Directed by Alfred Hitchcock
Written by Whitfield Cook
It’s a great joy to see talented directors work with a variety of talented actors over the span of their careers. For instance, sometimes you have the likes of Martin Scorsese, an all-time great director, who has time and again worked with Robert De Niro and more recently Leonardo DiCaprio. But to see someone as great as Alfred Hitchcock get to work with the likes of legends like Cary Grant, Jimmy Stewart, Ingrid Bergman, Joan Fontaine, Laurence Olivier, Gregory Peck, Grace Kelly and on and on is a true delight. So with Stage Fright, he gets to add another name to that list in Marlene Dietrich, whose screen presence is undeniable. She may not be as lasting and notable a name as the rest, but for her time, and even now, Dietrich is a massive talent and brings something new and different to the table, which clearly colors a movie such as this.

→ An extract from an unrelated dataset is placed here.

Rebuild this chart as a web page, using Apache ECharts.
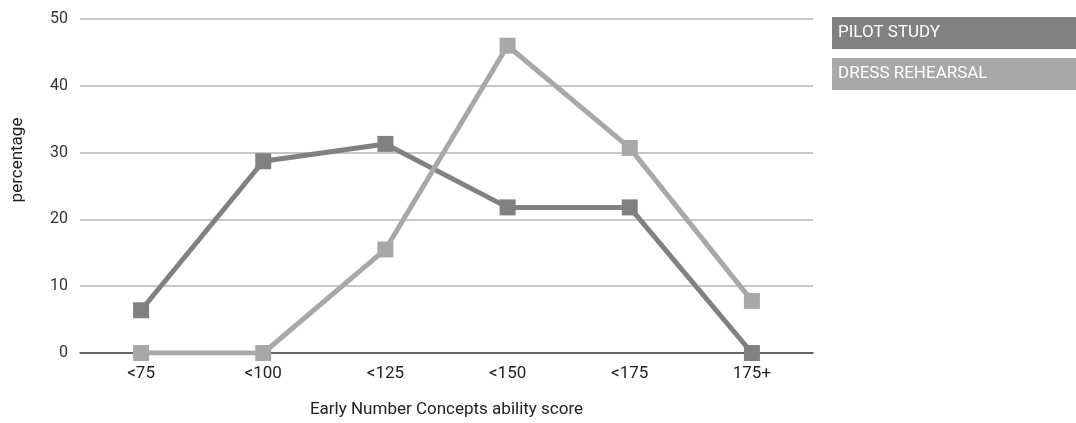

Jonathan Cooper (Richard Todd) comes to his friend, young actress Eve (Jane Wyman), who is secretly in love with him, with a wild story about fellow performer Charlotte (Marlene Dietrich), who came to him with a blood stained dress, telling him that she had killed her husband. When Cooper returned to the scene of the crime to procure a new, clean dress for Charlotte in an attempt to help her cover up the crime, he is seen by Charlotte’s maid, making him the prime suspect in the murder. Believing in his innocence, Eve helps hide and protect Cooper with the help of her supporting parents (Alastair Sim & Sybil Thorndike). Soon, Eve bumps into Detective Inspector Smith (Michael Wilding), complicating matters even further.
For starters, there are a few elements in this film that make it stand apart in ways that a few recent entries in this Hitchcock marathon have not. While those films have been good, and great examples of Hitch’s talents, Stage Fright features a couple signature sequences. The opening of the film jumps right into the intrigue with the scene of the murder and Cooper’s involvement with Charlotte and initial setup for the whole film. There is incredible tension built throughout this extended opening sequence that left me wondering how thrilling the whole movie might be. It certainly was a let down after that, as the film did not keep up the tension throughout, and it slowed considerably in the middle as we were presented with the nuances of the characters. But this is more a comment towards the highs of the opening than the lows of the rest.
The second notable element is the ending, which I don’t want to truly spoil, but given it’s a 70 year old movie, I will discuss a little bit. I’m not sure I could name any other film off the top of my head that utilizes the “unreliable narrator” tactic, as this one does. Being bought totally into the story being told and show to us, only to have the rug torn out from underneath us in the end is somewhat of a cheap gimmick, but of course Hitchcock is able to use it without making it feel cheap at all. I’m not sure if this is a pioneering example of the tactic, but I was genuinely thrilled and surprised by it. I wonder, for that reason, whether a rewatch would be as effective. That being said, the flashbang opening and classic twist ending make this a film well worth watching and talking about.
Stage Fright is an fascinating Hitchcock artifact. A great sequence, a very notable plot twist, and the inclusion of Marlene Dietrich. Interestingly enough, it’s Jane Wyman who is truly the lead in the film as Eve, as Dietrich is the mysterious support. But anytime we see either on screen, it’s quite obvious how much natural charisma and screen presence Dietrich has. Wyman welts in her presence, which should be no dig at Wyman, who is quite good here herself, but more a comment on the prowess of Dietrich. I’m truly fascinated by this film, having not really heard much about it before this viewing. It’s not a smash hit, as I mentioned the much slower mid-section, but has so much going for it that sets it apart from the rest that I’m very intrigued to revisit it at some point in the future. Maybe not top flight Hitchcock, but I’d be comfortable categorizing this one as overlooked.